Le maître-mot : ne pas provoquer Moscou
La menace russe est une réalité de la politique géorgienne, rappelle Polityka :
«Le gouvernement de Tbilissi, quel qu'il soit, doit tenir compte du facteur russe et prendre garde de ne pas donner à la Russie de prétexte pour déclencher à nouveau une guerre, comme en 2008. Cette intervention de quelques jours visait les tentatives de la Géorgie d'adhérer à l'OTAN, qui ont effectivement avorté. Une adhésion à l'Alliance est du reste peu probable puisque 20 pour cent du territoire géorgien est occupé par des entités para-étatiques contrôlées par la Russie. ... Les manifestations d'aujourd'hui sont comparées à celle de l'Euromaïdan. La Russie y avait réagi par l'annexion de la Crimée et d'une partie du Donbass.»
La Russie veut créer une constellation d'Etats non libres
Dans un post Telegram repris par Echo, le chroniqueur Maxim Trudolioubov invoque des événements similaires survenus au Kirghizstan, au Kazakhstan et en Azerbaïdjan pour étayer la thèse suivante :
.«Les autorités russes encouragent l'adoption de lois dans la veine de celles prises en Russie dans toutes les régions où elles souhaitent éradiquer l'influence occidentale. ... Ce n'est pas une coïncidence si les lois sur les agents étrangers sont au cœur de cette démarche. Le Kremlin ne fait aucun cas de l'autonomie des individus et des sociétés et pense que par l'intermédiaire d'ONG, les Etats-Unis organisent des révolutions et installent des régimes pro-occidentaux à l'étranger. ... Il s'agit de comprendre les projets d'expansion de la 'matrice russe' dans les pays voisins. Du point de vue du Kremlin, ces pays doivent être privés d'une appartenance à l'OTAN, mais aussi d'une société civile et de médias libres»
Une mesure liberticide
Le gouvernement prend sciemment le risque d'une rupture avec l'UE, fait valoir la journaliste de Dojd, Ekaterina Kodrikadze, dans un post Telegram repris par Ekho :
«Plusieurs ONG et médias indépendants perçoivent les subsides de fondations occidentales et sont tributaires de subventions, ce qui garantit la liberté d'opinion. Les autorités géorgiennes y verront une forme d'espionnage et l'action d''agents étrangers'. Pourtant, l'Etat lui-même pourrait être considéré comme un agent étranger, la Géorgie percevant d'énormes sommes de la part de l'UE et des Etats-Unis. ... Ce projet de loi doit indéniablement permettre de lancer une chasse aux sorcières destinée à rogner les droits et les libertés. A mon sens, il s'agit d'une rupture délibérée avec l'UE.»

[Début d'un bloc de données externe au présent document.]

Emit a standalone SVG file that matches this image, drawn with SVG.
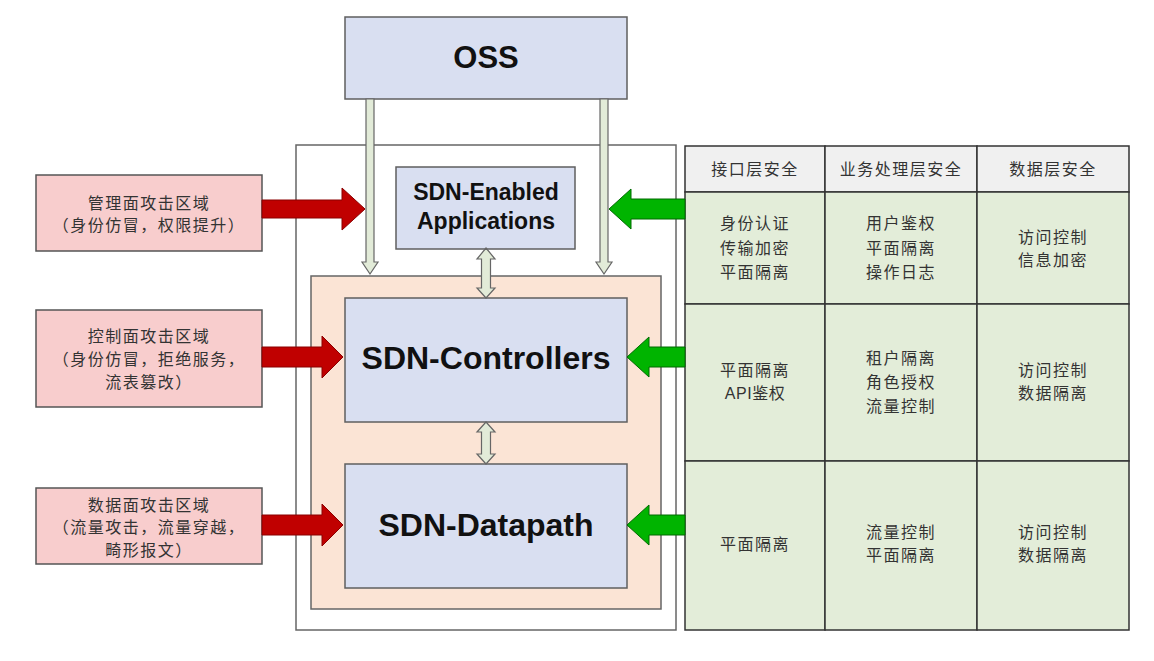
<svg xmlns="http://www.w3.org/2000/svg" width="1154" height="661" viewBox="0 0 1154 661">
<style>
.blue{fill:#d9dff1;stroke:#5f5f5f;stroke-width:1.5}
.big{font-family:"Liberation Sans",Arial,sans-serif;font-weight:bold;fill:#111;text-anchor:middle}
.cn{font-family:"Liberation Sans","Noto Sans CJK SC",sans-serif;font-size:16px;fill:#333;text-anchor:middle;letter-spacing:1.5px}
.pink{fill:#f8cdcd;stroke:#555;stroke-width:1.5}
.red{fill:#c00000;stroke:#8a0000;stroke-width:1}
.green{fill:#00b400;stroke:#006b00;stroke-width:1}
.conn{fill:#e2ebd8;stroke:#666;stroke-width:1.2}
.cell{fill:#e3edd9;stroke:#333;stroke-width:1.5}
.head{fill:#f0f0f0;stroke:#333;stroke-width:1.5}
</style>
<rect width="1154" height="661" fill="#fff"/>
<g id="outer"><rect x="296" y="145" width="380" height="485" fill="#fff" stroke="#666" stroke-width="1.5"/></g>
<g id="core"><rect x="311" y="276" width="350" height="333" fill="#fbe4d5" stroke="#666" stroke-width="1.5"/></g>
<g id="oss"><rect class="blue" x="345" y="17" width="282" height="82"/><text class="big" x="486" y="68" font-size="31">OSS</text></g>
<g id="apps"><rect class="blue" x="396" y="167" width="179" height="82"/><text class="big" x="486" y="200" font-size="23">SDN-Enabled</text><text class="big" x="486" y="229" font-size="23">Applications</text></g>
<g id="controllers"><rect class="blue" x="345" y="298" width="282" height="124"/><text class="big" x="486" y="369" font-size="32">SDN-Controllers</text></g>
<g id="datapath"><rect class="blue" x="345" y="464" width="282" height="124"/><text class="big" x="486" y="536" font-size="32">SDN-Datapath</text></g>
<g id="mgmt-attack"><rect class="pink" x="36" y="175" width="226" height="76"/><text class="cn" x="149" y="209">管理面攻击区域</text><text class="cn" x="149" y="231">（身份仿冒，权限提升）</text></g>
<g id="ctrl-attack"><rect class="pink" x="36" y="310" width="226" height="97"/><text class="cn" x="149" y="342">控制面攻击区域</text><text class="cn" x="149" y="365">（身份仿冒，拒绝服务，</text><text class="cn" x="149" y="388">流表篡改）</text></g>
<g id="data-attack"><rect class="pink" x="36" y="488" width="226" height="76"/><text class="cn" x="149" y="511">数据面攻击区域</text><text class="cn" x="149" y="533">（流量攻击，流量穿越，</text><text class="cn" x="149" y="556">畸形报文）</text></g>
<g id="security-table">
<rect class="head" x="685" y="146" width="140" height="46"/><rect class="head" x="825" y="146" width="152" height="46"/><rect class="head" x="977" y="146" width="152" height="46"/>
<rect class="cell" x="685" y="192" width="140" height="112"/><rect class="cell" x="825" y="192" width="152" height="112"/><rect class="cell" x="977" y="192" width="152" height="112"/>
<rect class="cell" x="685" y="304" width="140" height="157"/><rect class="cell" x="825" y="304" width="152" height="157"/><rect class="cell" x="977" y="304" width="152" height="157"/>
<rect class="cell" x="685" y="461" width="140" height="169"/><rect class="cell" x="825" y="461" width="152" height="169"/><rect class="cell" x="977" y="461" width="152" height="169"/>
<text class="cn" x="755" y="175">接口层安全</text><text class="cn" x="901" y="175">业务处理层安全</text><text class="cn" x="1053" y="175">数据层安全</text>
<text class="cn" x="755" y="229">身份认证</text><text class="cn" x="755" y="254">传输加密</text><text class="cn" x="755" y="278">平面隔离</text>
<text class="cn" x="901" y="229">用户鉴权</text><text class="cn" x="901" y="254">平面隔离</text><text class="cn" x="901" y="278">操作日志</text>
<text class="cn" x="1053" y="243">访问控制</text><text class="cn" x="1053" y="266">信息加密</text>
<text class="cn" x="755" y="376">平面隔离</text><text class="cn" x="755" y="399" style="letter-spacing:0.5px">API鉴权</text>
<text class="cn" x="901" y="364">租户隔离</text><text class="cn" x="901" y="388">角色授权</text><text class="cn" x="901" y="412">流量控制</text>
<text class="cn" x="1053" y="376">访问控制</text><text class="cn" x="1053" y="399">数据隔离</text>
<text class="cn" x="755" y="550">平面隔离</text>
<text class="cn" x="901" y="538">流量控制</text><text class="cn" x="901" y="561">平面隔离</text>
<text class="cn" x="1053" y="538">访问控制</text><text class="cn" x="1053" y="561">数据隔离</text>
</g>
<g id="connectors">
<polygon class="conn" points="366,99 374,99 374,262 378,262 370,274 362,262 366,262"/>
<polygon class="conn" points="600,99 608,99 608,262 612,262 604,274 596,262 600,262"/>
<polygon class="conn" points="486,248 495,259 490.5,259 490.5,288 495,288 486,298 477,288 481.5,288 481.5,259 477,259"/>
<polygon class="conn" points="486,422 495,432 490.5,432 490.5,454 495,454 486,464 477,454 481.5,454 481.5,432 477,432"/>
<polygon class="red" points="262,200 342,200 342,188 365,209 342,230 342,218 262,218"/>
<polygon class="red" points="262,347 322,347 322,336 343,357 322,378 322,367 262,367"/>
<polygon class="red" points="262,515 322,515 322,504 343,525 322,546 322,535 262,535"/>
<polygon class="green" points="685,199 631,199 631,189 609,209 631,229 631,219 685,219"/>
<polygon class="green" points="685,347 649,347 649,337 627,357 649,377 649,367 685,367"/>
<polygon class="green" points="685,515 649,515 649,505 627,525 649,545 649,535 685,535"/>
</g>
</svg>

Les Géorgiens défendent leur rêve européen
Sur le portail Onenet.pl, l'écrivain Ziemowit Szczerek dresse un parallèle avec le mouvement Maïdan en Ukraine :
«Cette loi forgée sur le modèle russe a provoqué une réaction similaire au refus que le président ukrainien Viktor Ianoukovitch avait jadis opposé à l'intégration européenne - refus qui avait provoqué le mouvement Maïdan et le soulèvement contre la domination russe. Comme les Ukrainiens à l'époque, les Géorgiens redoutent aujourd'hui qu'on leur barre la voie menant à l'UE.»
L'influence de Poutine est palpable
Postimees fait part de ses inquiétudes :
«La loi sur les agents étrangers, qui provoque un tollé en Géorgie, ressemble en tous points à la loi russe éponyme entrée en vigueur en 2012. Une loi qui a marqué le début de la répression totale de la libre pensée et le naufrage définitif de la Russie. Il est étonnant que l'influence de Poutine sur le gouvernement géorgien soit si forte que celui-ci soit prêt à dupliquer les lois répressives du Kremlin. Après l'invasion de l'Ukraine par la Russie, l'attitude très hésitante du gouvernement géorgien a juré avec celle de la population, qui n'a montré pour sa part aucune ambiguité.»
L'UE est leur seul espoir
El Mundo appelle Bruxelles à s'activer :
«L'ombre du Kremlin plane à nouveau sur la Géorgie, que Poutine avait envahie en 2008 ; il avait alors occupé un cinquième du territoire et allumé la première mèche du baril de poudre qui devait exploser en Ukraine. Un projet de loi qui musèle la presse et les ONG a fait descendre des milliers de Géorgiens dans les rues. ... Leurs aspirations démocratiques et leur rêve d'adhésion à l'UE sont en train de s'évanouir. La Géorgie brandit le drapeau européen tel un feu de détresse et réclame l'aide de Bruxelles, qui a refusé jusque-là d'octroyer le statut de candidat au pays. ... L'UE doit écouter les sirènes avant que l'incendie provoqué par la Russie ne dévaste un autre pays.»